Given request – Write out again, exactly as they appear, the lines from the line with "Reproduce this chart with matplotlib." through the line with "32.4, 33.2, 30.9]". Do not include any pictures.
══════════════════════════════
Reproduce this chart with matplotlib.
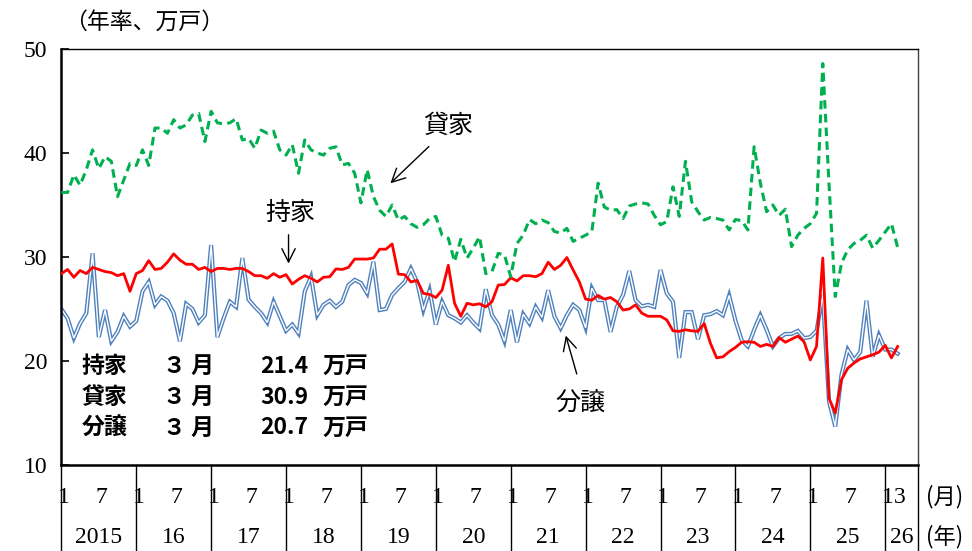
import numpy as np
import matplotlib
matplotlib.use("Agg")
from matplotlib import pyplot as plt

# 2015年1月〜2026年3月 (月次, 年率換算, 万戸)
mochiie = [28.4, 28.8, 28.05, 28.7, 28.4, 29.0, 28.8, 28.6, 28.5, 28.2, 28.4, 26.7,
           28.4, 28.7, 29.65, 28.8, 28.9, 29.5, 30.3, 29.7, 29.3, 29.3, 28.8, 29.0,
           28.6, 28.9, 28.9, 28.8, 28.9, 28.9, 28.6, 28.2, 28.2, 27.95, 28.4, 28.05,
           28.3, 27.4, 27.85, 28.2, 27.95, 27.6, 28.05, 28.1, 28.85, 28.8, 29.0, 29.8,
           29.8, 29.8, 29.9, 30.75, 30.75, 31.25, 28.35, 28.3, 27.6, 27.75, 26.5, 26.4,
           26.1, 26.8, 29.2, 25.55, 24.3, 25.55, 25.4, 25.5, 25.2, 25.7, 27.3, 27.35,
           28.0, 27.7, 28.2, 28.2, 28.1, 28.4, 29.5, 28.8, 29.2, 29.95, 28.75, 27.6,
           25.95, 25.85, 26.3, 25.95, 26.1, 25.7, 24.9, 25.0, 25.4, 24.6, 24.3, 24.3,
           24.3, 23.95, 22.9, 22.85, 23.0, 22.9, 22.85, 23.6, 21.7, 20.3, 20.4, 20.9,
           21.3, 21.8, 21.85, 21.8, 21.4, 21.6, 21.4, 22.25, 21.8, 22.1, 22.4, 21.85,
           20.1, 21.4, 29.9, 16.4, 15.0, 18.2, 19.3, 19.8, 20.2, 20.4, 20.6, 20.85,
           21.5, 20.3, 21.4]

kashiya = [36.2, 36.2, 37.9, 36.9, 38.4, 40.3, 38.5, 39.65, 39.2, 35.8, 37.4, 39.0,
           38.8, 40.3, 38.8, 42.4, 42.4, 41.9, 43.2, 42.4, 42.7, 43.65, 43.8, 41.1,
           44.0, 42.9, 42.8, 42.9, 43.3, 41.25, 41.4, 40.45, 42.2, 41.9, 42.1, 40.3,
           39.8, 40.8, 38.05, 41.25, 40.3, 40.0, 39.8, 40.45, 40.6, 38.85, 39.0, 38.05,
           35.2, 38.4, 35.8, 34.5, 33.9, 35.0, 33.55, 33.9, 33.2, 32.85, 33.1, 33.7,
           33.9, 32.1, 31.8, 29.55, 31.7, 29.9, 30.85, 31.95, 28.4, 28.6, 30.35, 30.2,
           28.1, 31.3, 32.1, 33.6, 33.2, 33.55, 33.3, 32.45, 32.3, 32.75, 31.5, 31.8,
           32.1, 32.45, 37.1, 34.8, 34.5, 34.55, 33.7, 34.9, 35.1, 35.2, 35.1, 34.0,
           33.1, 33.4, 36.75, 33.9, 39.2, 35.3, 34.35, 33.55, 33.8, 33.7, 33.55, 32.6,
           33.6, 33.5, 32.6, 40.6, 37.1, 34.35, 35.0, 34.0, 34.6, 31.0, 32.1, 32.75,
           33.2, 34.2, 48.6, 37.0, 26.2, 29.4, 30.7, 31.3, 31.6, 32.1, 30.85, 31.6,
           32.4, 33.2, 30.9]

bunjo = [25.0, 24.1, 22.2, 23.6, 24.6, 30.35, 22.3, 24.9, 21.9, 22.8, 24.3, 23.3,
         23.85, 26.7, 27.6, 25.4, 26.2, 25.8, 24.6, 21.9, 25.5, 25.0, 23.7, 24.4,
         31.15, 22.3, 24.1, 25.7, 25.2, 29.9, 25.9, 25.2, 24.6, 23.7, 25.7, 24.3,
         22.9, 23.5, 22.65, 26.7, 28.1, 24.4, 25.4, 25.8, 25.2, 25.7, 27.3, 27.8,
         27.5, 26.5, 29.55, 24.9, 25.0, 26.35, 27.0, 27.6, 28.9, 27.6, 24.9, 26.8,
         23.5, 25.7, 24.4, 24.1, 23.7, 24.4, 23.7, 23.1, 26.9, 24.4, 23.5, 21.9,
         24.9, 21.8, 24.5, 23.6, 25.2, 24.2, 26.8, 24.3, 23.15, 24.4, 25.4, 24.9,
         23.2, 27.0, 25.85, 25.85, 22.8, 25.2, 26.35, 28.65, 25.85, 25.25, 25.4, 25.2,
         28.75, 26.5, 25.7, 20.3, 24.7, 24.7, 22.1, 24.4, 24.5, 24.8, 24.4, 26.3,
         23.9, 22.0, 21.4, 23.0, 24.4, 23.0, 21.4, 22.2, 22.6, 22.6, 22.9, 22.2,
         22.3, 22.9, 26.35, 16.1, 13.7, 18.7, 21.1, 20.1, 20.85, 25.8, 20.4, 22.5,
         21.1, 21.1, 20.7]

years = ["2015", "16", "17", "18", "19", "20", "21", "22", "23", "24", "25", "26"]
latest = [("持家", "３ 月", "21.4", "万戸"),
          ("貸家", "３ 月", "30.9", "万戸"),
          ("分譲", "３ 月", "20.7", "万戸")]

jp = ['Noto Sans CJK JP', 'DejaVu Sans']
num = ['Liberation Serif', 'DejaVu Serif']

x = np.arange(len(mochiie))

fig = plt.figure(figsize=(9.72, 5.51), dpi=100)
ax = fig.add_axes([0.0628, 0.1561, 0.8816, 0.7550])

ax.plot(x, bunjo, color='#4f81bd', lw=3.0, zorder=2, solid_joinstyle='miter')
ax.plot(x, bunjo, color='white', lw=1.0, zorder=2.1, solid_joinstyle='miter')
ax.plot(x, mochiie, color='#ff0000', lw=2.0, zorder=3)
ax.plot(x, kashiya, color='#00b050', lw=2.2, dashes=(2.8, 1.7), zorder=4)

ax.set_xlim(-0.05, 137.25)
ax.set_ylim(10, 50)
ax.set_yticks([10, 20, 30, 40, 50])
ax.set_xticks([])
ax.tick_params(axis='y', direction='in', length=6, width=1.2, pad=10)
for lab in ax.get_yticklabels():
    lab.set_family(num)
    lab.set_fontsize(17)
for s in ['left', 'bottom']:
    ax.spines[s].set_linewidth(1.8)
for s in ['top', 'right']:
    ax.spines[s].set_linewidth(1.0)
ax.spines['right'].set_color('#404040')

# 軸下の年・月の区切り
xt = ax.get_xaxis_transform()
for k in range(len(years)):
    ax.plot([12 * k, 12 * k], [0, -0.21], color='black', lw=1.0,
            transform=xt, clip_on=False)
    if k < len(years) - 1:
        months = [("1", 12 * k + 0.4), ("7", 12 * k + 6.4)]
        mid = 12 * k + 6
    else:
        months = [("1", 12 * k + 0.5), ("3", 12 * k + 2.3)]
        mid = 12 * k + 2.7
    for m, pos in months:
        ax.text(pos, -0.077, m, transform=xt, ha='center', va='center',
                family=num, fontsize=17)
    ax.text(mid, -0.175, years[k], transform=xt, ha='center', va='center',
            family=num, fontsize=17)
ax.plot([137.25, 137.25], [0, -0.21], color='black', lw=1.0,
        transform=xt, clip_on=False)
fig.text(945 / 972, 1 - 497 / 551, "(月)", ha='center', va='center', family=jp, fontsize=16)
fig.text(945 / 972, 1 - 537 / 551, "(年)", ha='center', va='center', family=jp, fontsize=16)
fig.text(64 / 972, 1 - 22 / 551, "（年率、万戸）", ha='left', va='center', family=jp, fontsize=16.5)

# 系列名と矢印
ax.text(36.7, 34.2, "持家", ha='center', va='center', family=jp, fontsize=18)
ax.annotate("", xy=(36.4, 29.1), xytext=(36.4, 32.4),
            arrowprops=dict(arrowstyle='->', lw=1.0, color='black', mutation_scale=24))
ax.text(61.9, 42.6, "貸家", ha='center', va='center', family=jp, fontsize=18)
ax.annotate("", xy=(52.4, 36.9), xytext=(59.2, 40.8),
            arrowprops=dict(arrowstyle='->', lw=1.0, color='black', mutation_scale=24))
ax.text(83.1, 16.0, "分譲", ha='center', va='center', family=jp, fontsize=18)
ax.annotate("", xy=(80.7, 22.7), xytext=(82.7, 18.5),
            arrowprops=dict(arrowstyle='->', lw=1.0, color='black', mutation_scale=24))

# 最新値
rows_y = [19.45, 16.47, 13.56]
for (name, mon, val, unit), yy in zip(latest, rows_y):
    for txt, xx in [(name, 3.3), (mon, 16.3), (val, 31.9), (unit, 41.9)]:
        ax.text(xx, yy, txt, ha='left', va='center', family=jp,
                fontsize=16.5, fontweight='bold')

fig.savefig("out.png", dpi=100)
══════════════════════════════
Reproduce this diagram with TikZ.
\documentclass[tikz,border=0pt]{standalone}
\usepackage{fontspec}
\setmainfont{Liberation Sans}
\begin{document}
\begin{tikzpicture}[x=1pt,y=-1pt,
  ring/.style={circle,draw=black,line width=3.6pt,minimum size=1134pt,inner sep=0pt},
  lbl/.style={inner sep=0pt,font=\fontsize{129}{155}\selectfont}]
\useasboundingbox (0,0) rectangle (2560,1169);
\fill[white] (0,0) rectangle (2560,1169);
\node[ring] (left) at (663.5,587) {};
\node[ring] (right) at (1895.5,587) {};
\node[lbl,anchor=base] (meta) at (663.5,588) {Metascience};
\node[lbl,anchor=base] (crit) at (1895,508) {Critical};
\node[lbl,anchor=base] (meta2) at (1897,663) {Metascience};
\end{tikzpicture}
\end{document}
══════════════════════════════
Full answer –
Reproduce this chart with matplotlib.
import numpy as np
import matplotlib
matplotlib.use("Agg")
from matplotlib import pyplot as plt

# 2015年1月〜2026年3月 (月次, 年率換算, 万戸)
mochiie = [28.4, 28.8, 28.05, 28.7, 28.4, 29.0, 28.8, 28.6, 28.5, 28.2, 28.4, 26.7,
           28.4, 28.7, 29.65, 28.8, 28.9, 29.5, 30.3, 29.7, 29.3, 29.3, 28.8, 29.0,
           28.6, 28.9, 28.9, 28.8, 28.9, 28.9, 28.6, 28.2, 28.2, 27.95, 28.4, 28.05,
           28.3, 27.4, 27.85, 28.2, 27.95, 27.6, 28.05, 28.1, 28.85, 28.8, 29.0, 29.8,
           29.8, 29.8, 29.9, 30.75, 30.75, 31.25, 28.35, 28.3, 27.6, 27.75, 26.5, 26.4,
           26.1, 26.8, 29.2, 25.55, 24.3, 25.55, 25.4, 25.5, 25.2, 25.7, 27.3, 27.35,
           28.0, 27.7, 28.2, 28.2, 28.1, 28.4, 29.5, 28.8, 29.2, 29.95, 28.75, 27.6,
           25.95, 25.85, 26.3, 25.95, 26.1, 25.7, 24.9, 25.0, 25.4, 24.6, 24.3, 24.3,
           24.3, 23.95, 22.9, 22.85, 23.0, 22.9, 22.85, 23.6, 21.7, 20.3, 20.4, 20.9,
           21.3, 21.8, 21.85, 21.8, 21.4, 21.6, 21.4, 22.25, 21.8, 22.1, 22.4, 21.85,
           20.1, 21.4, 29.9, 16.4, 15.0, 18.2, 19.3, 19.8, 20.2, 20.4, 20.6, 20.85,
           21.5, 20.3, 21.4]

kashiya = [36.2, 36.2, 37.9, 36.9, 38.4, 40.3, 38.5, 39.65, 39.2, 35.8, 37.4, 39.0,
           38.8, 40.3, 38.8, 42.4, 42.4, 41.9, 43.2, 42.4, 42.7, 43.65, 43.8, 41.1,
           44.0, 42.9, 42.8, 42.9, 43.3, 41.25, 41.4, 40.45, 42.2, 41.9, 42.1, 40.3,
           39.8, 40.8, 38.05, 41.25, 40.3, 40.0, 39.8, 40.45, 40.6, 38.85, 39.0, 38.05,
           35.2, 38.4, 35.8, 34.5, 33.9, 35.0, 33.55, 33.9, 33.2, 32.85, 33.1, 33.7,
           33.9, 32.1, 31.8, 29.55, 31.7, 29.9, 30.85, 31.95, 28.4, 28.6, 30.35, 30.2,
           28.1, 31.3, 32.1, 33.6, 33.2, 33.55, 33.3, 32.45, 32.3, 32.75, 31.5, 31.8,
           32.1, 32.45, 37.1, 34.8, 34.5, 34.55, 33.7, 34.9, 35.1, 35.2, 35.1, 34.0,
           33.1, 33.4, 36.75, 33.9, 39.2, 35.3, 34.35, 33.55, 33.8, 33.7, 33.55, 32.6,
           33.6, 33.5, 32.6, 40.6, 37.1, 34.35, 35.0, 34.0, 34.6, 31.0, 32.1, 32.75,
           33.2, 34.2, 48.6, 37.0, 26.2, 29.4, 30.7, 31.3, 31.6, 32.1, 30.85, 31.6,
           32.4, 33.2, 30.9]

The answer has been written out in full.